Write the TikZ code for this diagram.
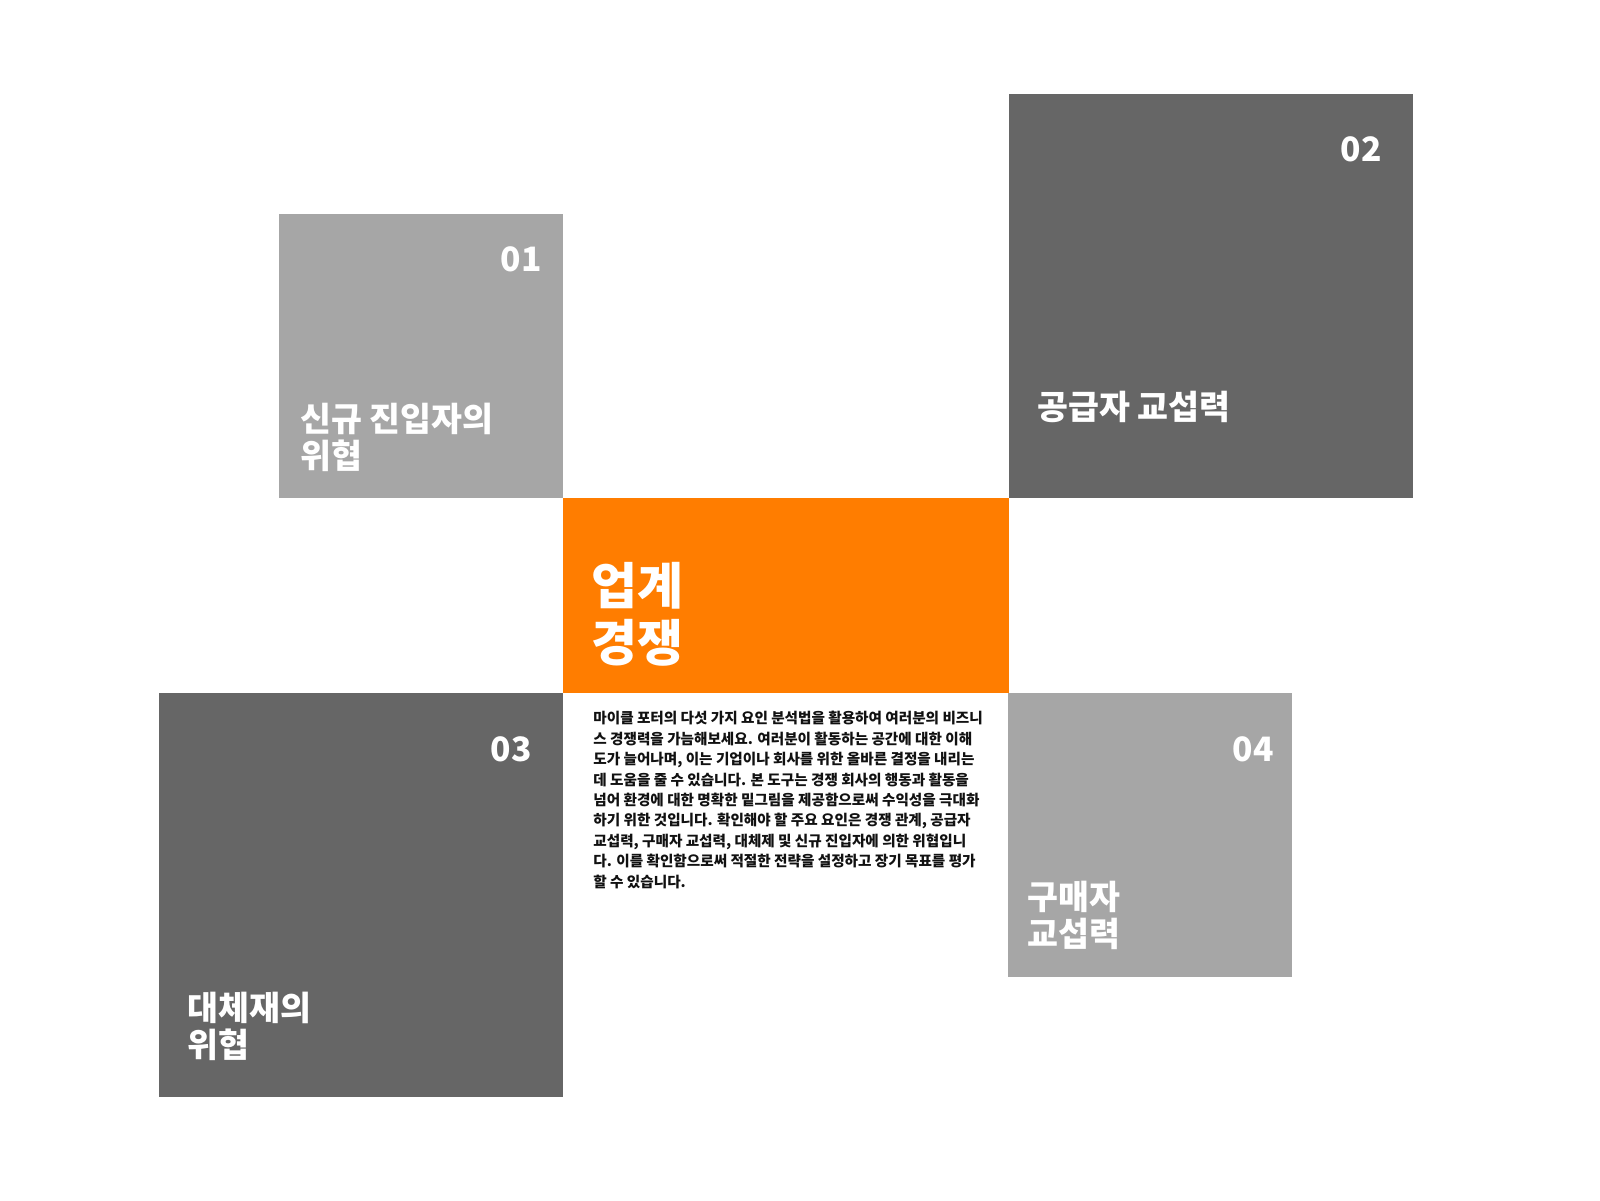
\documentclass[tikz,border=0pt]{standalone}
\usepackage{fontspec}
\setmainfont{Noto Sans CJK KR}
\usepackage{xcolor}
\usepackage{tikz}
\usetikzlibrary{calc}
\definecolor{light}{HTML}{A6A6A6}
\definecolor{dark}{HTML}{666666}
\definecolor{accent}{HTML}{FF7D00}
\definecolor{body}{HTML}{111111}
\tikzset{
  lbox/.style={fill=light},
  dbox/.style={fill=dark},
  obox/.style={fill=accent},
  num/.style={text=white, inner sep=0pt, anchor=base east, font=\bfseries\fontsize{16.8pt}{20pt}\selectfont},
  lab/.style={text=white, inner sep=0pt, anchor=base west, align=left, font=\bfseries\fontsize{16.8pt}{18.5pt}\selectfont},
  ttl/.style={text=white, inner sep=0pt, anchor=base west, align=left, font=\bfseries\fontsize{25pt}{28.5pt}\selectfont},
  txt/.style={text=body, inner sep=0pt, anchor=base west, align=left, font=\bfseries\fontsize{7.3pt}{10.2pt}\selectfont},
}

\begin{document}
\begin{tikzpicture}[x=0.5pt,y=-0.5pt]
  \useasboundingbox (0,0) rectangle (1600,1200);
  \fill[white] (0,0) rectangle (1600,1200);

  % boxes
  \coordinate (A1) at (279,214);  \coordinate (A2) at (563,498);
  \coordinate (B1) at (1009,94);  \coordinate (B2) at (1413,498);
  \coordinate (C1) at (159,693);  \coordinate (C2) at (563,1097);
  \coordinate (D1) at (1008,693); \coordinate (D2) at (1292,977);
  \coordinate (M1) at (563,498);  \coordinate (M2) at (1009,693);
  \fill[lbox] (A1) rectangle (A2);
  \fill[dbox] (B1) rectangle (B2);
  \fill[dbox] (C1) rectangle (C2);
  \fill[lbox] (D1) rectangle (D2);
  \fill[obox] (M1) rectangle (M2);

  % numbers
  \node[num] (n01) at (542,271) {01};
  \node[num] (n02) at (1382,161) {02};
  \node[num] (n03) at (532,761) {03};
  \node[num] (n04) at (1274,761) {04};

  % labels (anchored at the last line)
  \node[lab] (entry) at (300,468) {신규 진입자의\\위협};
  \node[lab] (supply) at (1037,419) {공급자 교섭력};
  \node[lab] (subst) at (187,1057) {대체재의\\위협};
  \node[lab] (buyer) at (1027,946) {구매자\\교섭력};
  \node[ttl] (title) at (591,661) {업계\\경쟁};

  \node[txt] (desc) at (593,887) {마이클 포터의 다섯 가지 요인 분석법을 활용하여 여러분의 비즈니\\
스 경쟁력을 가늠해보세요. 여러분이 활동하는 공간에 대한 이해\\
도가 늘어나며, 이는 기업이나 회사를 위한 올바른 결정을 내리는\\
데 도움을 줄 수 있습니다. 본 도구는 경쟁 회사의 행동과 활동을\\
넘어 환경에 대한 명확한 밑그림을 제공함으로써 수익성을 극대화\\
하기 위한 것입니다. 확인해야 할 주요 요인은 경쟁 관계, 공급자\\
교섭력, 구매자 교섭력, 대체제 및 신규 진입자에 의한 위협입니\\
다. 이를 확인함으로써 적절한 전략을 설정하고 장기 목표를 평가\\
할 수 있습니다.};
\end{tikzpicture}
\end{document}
+--
◆ BRIEF ◆
Transcribe the opening line of the listing above, please, and every line after it through the line with "(title) at (591,661)", word for word, without pictures.

◆ FINAL ANSWER ◆
Write the TikZ code for this diagram.
\documentclass[tikz,border=0pt]{standalone}
\usepackage{fontspec}
\setmainfont{Noto Sans CJK KR}
\usepackage{xcolor}
\usepackage{tikz}
\usetikzlibrary{calc}
\definecolor{light}{HTML}{A6A6A6}
\definecolor{dark}{HTML}{666666}
\definecolor{accent}{HTML}{FF7D00}
\definecolor{body}{HTML}{111111}
\tikzset{
  lbox/.style={fill=light},
  dbox/.style={fill=dark},
  obox/.style={fill=accent},
  num/.style={text=white, inner sep=0pt, anchor=base east, font=\bfseries\fontsize{16.8pt}{20pt}\selectfont},
  lab/.style={text=white, inner sep=0pt, anchor=base west, align=left, font=\bfseries\fontsize{16.8pt}{18.5pt}\selectfont},
  ttl/.style={text=white, inner sep=0pt, anchor=base west, align=left, font=\bfseries\fontsize{25pt}{28.5pt}\selectfont},
  txt/.style={text=body, inner sep=0pt, anchor=base west, align=left, font=\bfseries\fontsize{7.3pt}{10.2pt}\selectfont},
}

\begin{document}
\begin{tikzpicture}[x=0.5pt,y=-0.5pt]
  \useasboundingbox (0,0) rectangle (1600,1200);
  \fill[white] (0,0) rectangle (1600,1200);

  % boxes
  \coordinate (A1) at (279,214);  \coordinate (A2) at (563,498);
  \coordinate (B1) at (1009,94);  \coordinate (B2) at (1413,498);
  \coordinate (C1) at (159,693);  \coordinate (C2) at (563,1097);
  \coordinate (D1) at (1008,693); \coordinate (D2) at (1292,977);
  \coordinate (M1) at (563,498);  \coordinate (M2) at (1009,693);
  \fill[lbox] (A1) rectangle (A2);
  \fill[dbox] (B1) rectangle (B2);
  \fill[dbox] (C1) rectangle (C2);
  \fill[lbox] (D1) rectangle (D2);
  \fill[obox] (M1) rectangle (M2);

  % numbers
  \node[num] (n01) at (542,271) {01};
  \node[num] (n02) at (1382,161) {02};
  \node[num] (n03) at (532,761) {03};
  \node[num] (n04) at (1274,761) {04};

  % labels (anchored at the last line)
  \node[lab] (entry) at (300,468) {신규 진입자의\\위협};
  \node[lab] (supply) at (1037,419) {공급자 교섭력};
  \node[lab] (subst) at (187,1057) {대체재의\\위협};
  \node[lab] (buyer) at (1027,946) {구매자\\교섭력};
  \node[ttl] (title) at (591,661) {업계\\경쟁};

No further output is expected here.